= Thomas Broke =

Member of the Parliament of England

Thomas Broke or Brooke (fl. 1550), translator, was an alderman of Calais, the chief clerk of the exchequer and customer there at the time when the preaching of William Smith at Our Lady's Church in that town led many persons, and Broke among them, to adopt 'reformed' opinions.

Broke was a member of parliament, sitting for Calais, and in July 1539 spoke strongly against the Six Articles Bill, though Cromwell sent to warn him to forbear doing so as he loved his life. Part of his speech is preserved by Foxe (Acts and Monuments, v. 503). He was roughly answered by Sir William Kingston, comptroller of the king's household, who was reproved by the speaker for his attempt to interfere with the freedom of debate.

The next month, at the trial of Ralph Hare, a soldier of Calais, for heresy, Broke intervened on the prisoner's behalf, and was rebuked by Richard Gwent, the Dean of Arches. Half an hour later he found himself accused of the same crime on the information of the council of Calais, and on 10 August was committed to the Fleet Prison along with John Butler, a priest of the same town, who was also a 'sacramentary.' As, however, the Calais witnesses could prove nothing against him, he was released.

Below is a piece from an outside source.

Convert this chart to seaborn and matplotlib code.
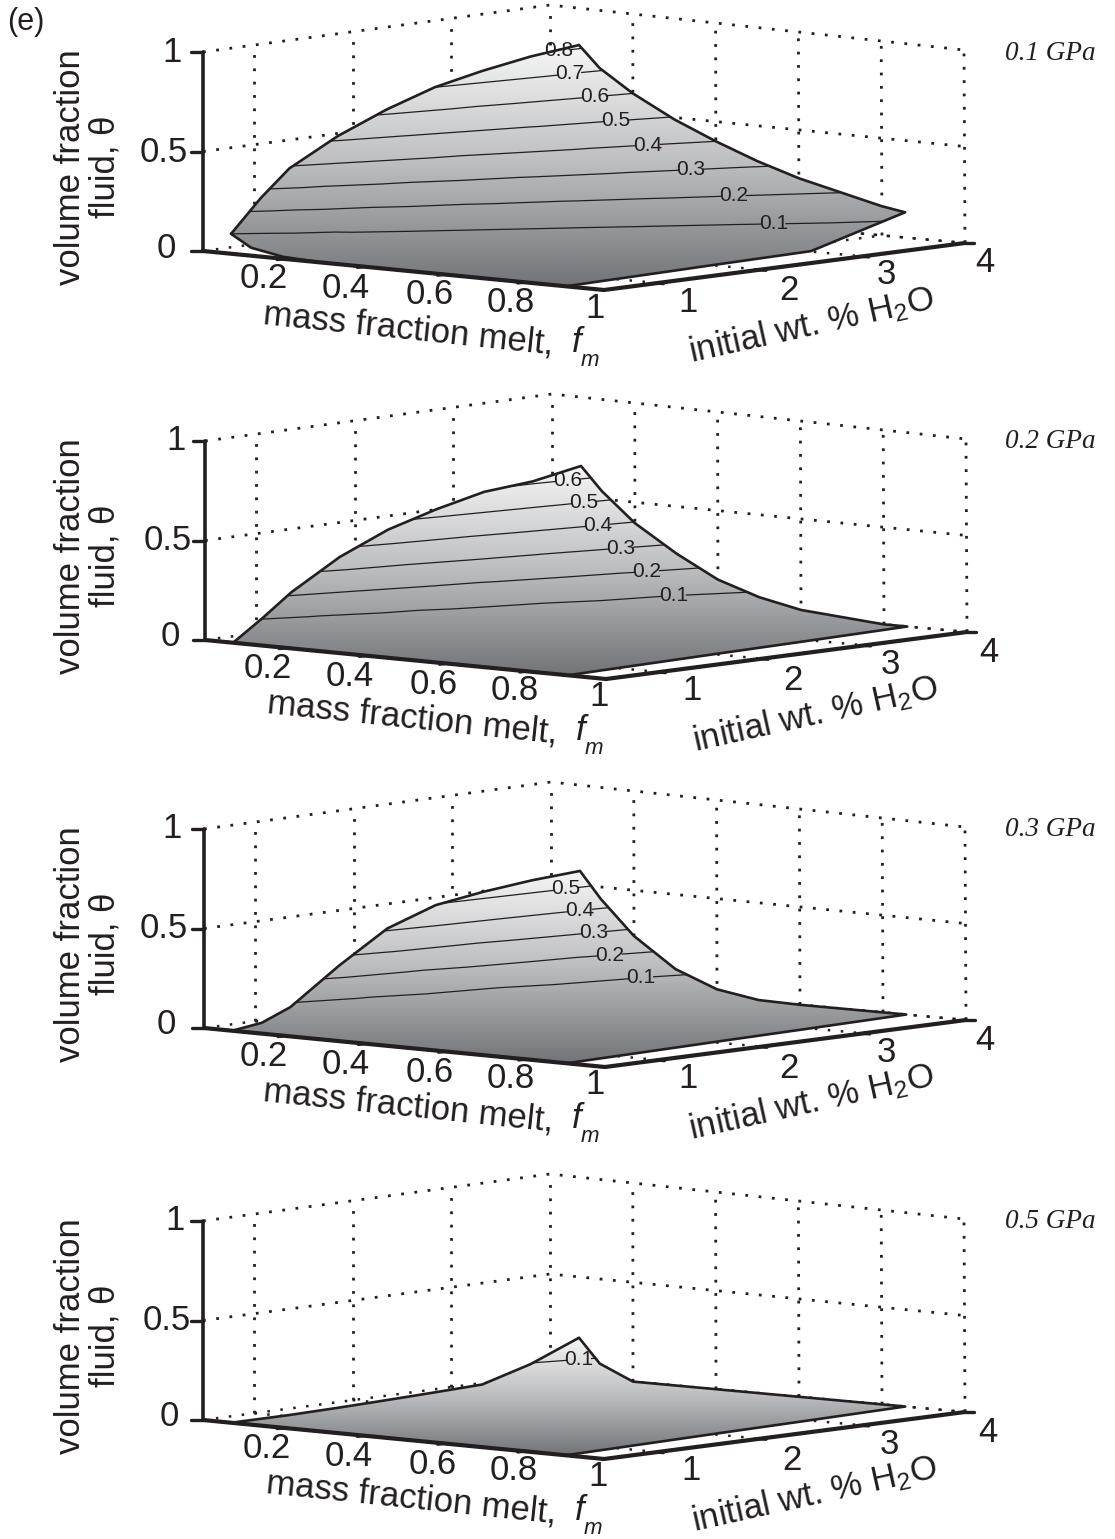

In 1540, 32 Henry VIII, the king demised two chapels in the parish of Monkton, in the liberty of the Cinque Ports, to a Thomas Broke for 42l. 7s. 11d. As Broke the translator was paymaster of Dover in 1549 (see below), it is at least possible that he was the lessee.

Another attempt was made against Broke in the spring of 1540. His servant was imprisoned by the council of Calais and strictly examined as to his master's conduct, and 'the second Monday after Easter' Broke was committed to the mayor's gaol, 'whither no man of his calling was ever committed unless sentence of death had first been pronounced upon him;' for otherwise he should have been imprisoned in a brother alderman's house. All his goods were seized, and his wife and children thrust into a mean part of his house by Sir Edward Kingston. Indignant at such treatment, Mistress Broke answered a threat of Kingston's with 'Well, sir, well, the king's slaughter-house had wrong when you were made a gentleman' (Foxe, v. 576). She wrote to complain to Cromwell and to other friends, and, finding that her letters were seized by the council, sent a secret messenger to England to carry the news of the sufferings of her husband and of those imprisoned with him. On receiving her message, Cromwell ordered that the prisoners should be sent over for trial, and on May Day they were led through the streets of Calais, Broke being in irons as the 'chief captain' of the rest. Broke was committed to the Fleet, and lay there for about two years. At the end of that time he and his twelve companions were released 'in very poor estate.'

In 1550 the name of Thomas Broke occurs among the chief sectaries of Kent. Although from the character of his literary work it is impossible to suppose that Broke the translator could have been one of the 'Anabaptists and Pelagians' spoken of by Strype (Memorials, II. i. 369), yet if, as seems likely, he was dissatisfied with the new Book of Common Prayer, he may have belonged to a separate congregation, and so have been described as sharing the opinions of the majority of the sectaries of the district.

==Works==
His works are:
- 'Certeyn Meditacions and Things to be had in Remembraunce … by euery Christian before he receiue the Sacrament of the Body and Bloude of Christ, compiled by T. Broke,' 1548.
- 'Of the Life and Conuersacion of a Christen Man … wrytten in the Latin tonge by Maister John Caluyne. … Translated into English by Thomas Broke, Esquire, Paymaster of Douer,' 1549. In the prologue of this translation the identity of Broke with the alderman of Calais is made clear. 'I have (good reader),' he writes, 'translated a good part more of the institution of a Christen man, wrytten by this noble clerke which I cannot nowe put in printe, partly through mine owne busynes as well at Douer as at Calleis.'
- The preface to 'Geneua. The Forme of Common Praiers used in the Churches of Geneua … made by Master John Caluyne. … Certayne Graces be added in the ende to the prayse of God, to be sayde before or after meals,' 1550. An imperfect copy of this rare 12mo, printed by E. Whitchurch, is described in Herbert's 'Ames' (p. 547). To the beautiful copy in the Grenville Library in the British Museum is appended a note in Grenville's handwriting, in which he calls attention to its perfect condition, and declares his belief that it is the only copy extant. In his preface Broke says that the graces are his, and that perhaps some will find them over-long; the first is a paraphrase of the Ten Commandments. He also makes another mention of his further translation from Calvin's 'Institution' which he had ready and was about to put forth. If this was ever printed, it appears to have left no sign of its existence. E. Whitchurch had printed the English Liturgy the year before, and this translation of the Genevan form seems to indicate a desire that changes should be made in it so as to bring it nearer to the practices of the Calvinistic congregations abroad.
- 'A Reply to a Libel cast abroad in defence of D. Ed. Boner, by T. Brooke,' no date.